Taylors and Co. may not prescribe to popular feminism culture, but they do carry a certain amount of pride in being a female founded and headed organization.
“Women in the industry are doing big things and running the companies and that’s something you didn’t see for a long time.” McDonald continues. “In the past few years, we’ve started marketing ourselves as a female owned and run business. There was a time when we were uncomfortable doing that. We didn’t want feminism to be the thing we sat on. Now, we actively share our story and how we started. It’s much more accepted in our industry and that is so refreshing!”

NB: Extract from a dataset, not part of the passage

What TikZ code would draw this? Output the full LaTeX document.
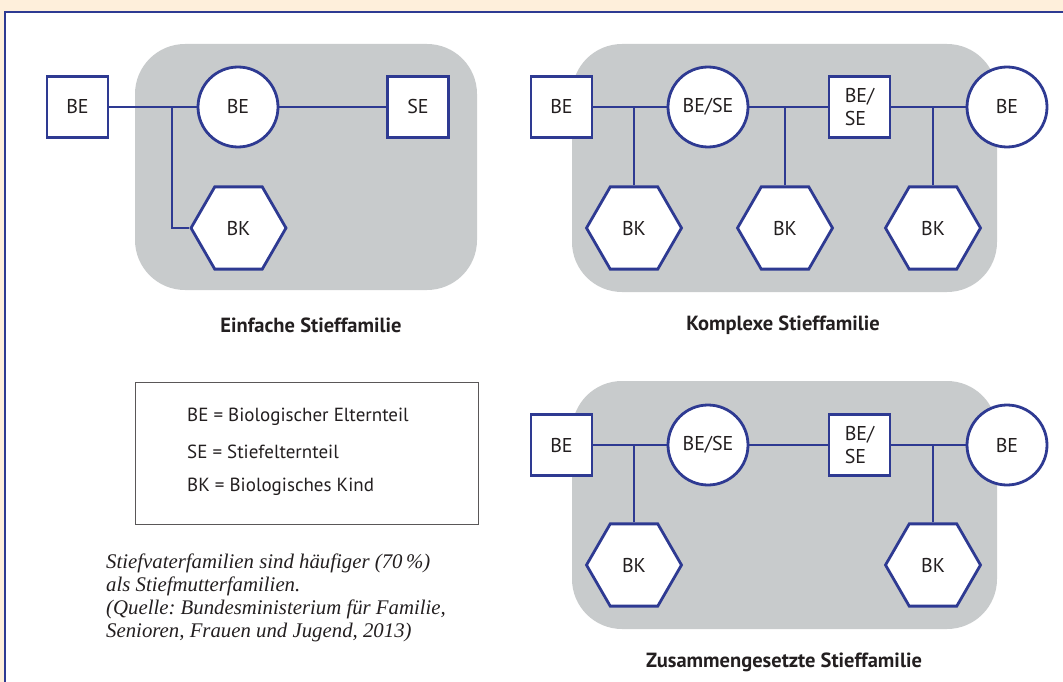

While they are grateful for their growth and the ability to be females at the forefront on their industry, they always return to one thing. Their primary focus: the customer, says McDonald. “We’re constantly thinking about how we can do better. Or how we can supply a superior line of products to our customers. Because it’s about being the best company we can possibly be. My Grandmother and Mom knew that when they started. And we’ll never forget how it all began!”